Il Corbaccio, or "The Crow", is an Italian literary work by Giovanni Boccaccio, traditionally dated c. 1355.

==Plot==
The work is narrated in the first person and opens with a justification (it is not a real prologue) in which the author declares that he wishes his narrative to be a consolation to those who read it, such as he found thanks to God and the intercession of Our Lady.

The protagonist, desperate because of the unreturned love of a widow, calls on Death, falls asleep and dreams. In his dream appears a man who declares himself to be the deceased husband of the widow, who says he has come, sent by God and through the intercession of Our Lady, to free him from the labyrinth of love into which he has fallen.

The protagonist tells the story of his love to the spirit, who warns him against women who, with their lust, endanger men.

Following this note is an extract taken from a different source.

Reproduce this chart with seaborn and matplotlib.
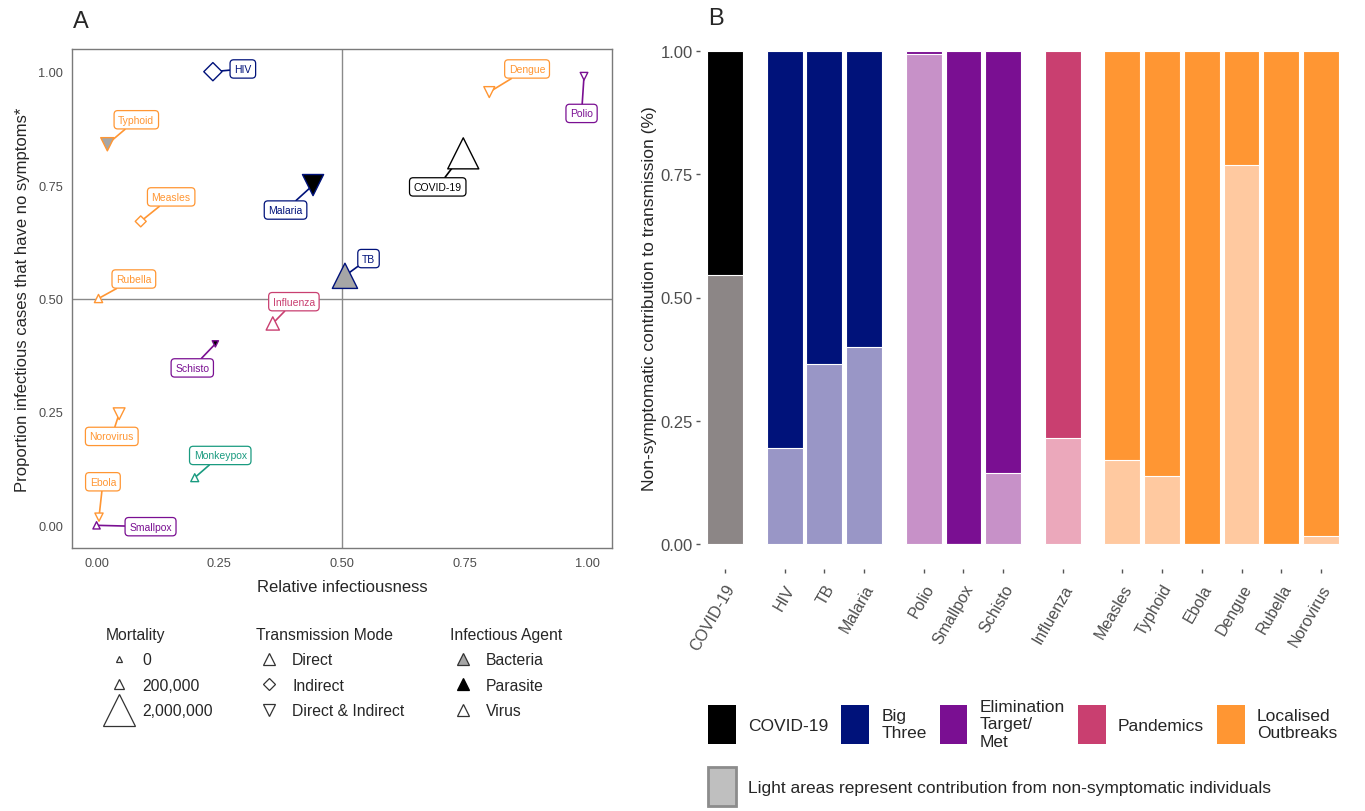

The spirit then begins to tell him of his own experiences with the woman, drawing attention to all of her shortcomings. After hearing the story told by the spirit, the protagonist declares himself convinced and says that he wants to remedy his mistake. The spirit therefore invites him to revenge himself by using his skills as a writer to "unmask" the true nature of women. Still in the dream, the protagonist promises to do so and when he wakes up, in his room he finds himself healed of his troubles. The author concludes his work by warning the young against "female wickedness".

==Background==
Boccaccio is most famous as the author of The Decameron (completed c. 1351–2), another work of ambiguous interpretation regarding the dolce stil novo and the antifeminist counter argument. Regarding Il Corbaccio, whether the novel's theme of misogyny is a detailed study of the attitude or a direct misogynistic expression of the author has long been a subject of debate.

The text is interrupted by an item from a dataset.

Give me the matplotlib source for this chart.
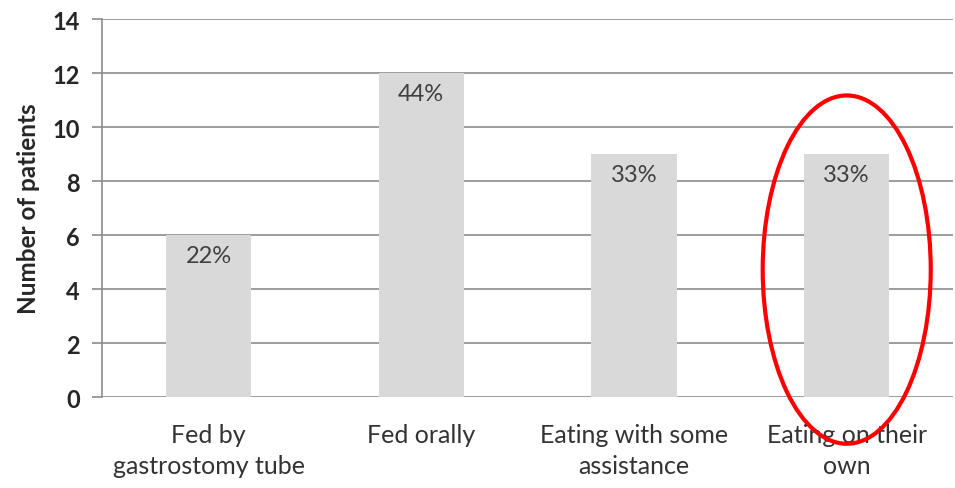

Scholars who consider the text to be autobiographical base their interpretation on connecting aspects of the text to events in the author's life. The opposing view accepts the author's own reference to the work as a "trattato", or a philosophical treatment. As stated by scholar Anthony K. Cassell, "the formal elements of the treatise are part of a wide artistic tradition and contest autobiographical intention and interpretation". The work is regarded by some scholars as late medieval in character, others as early renaissance.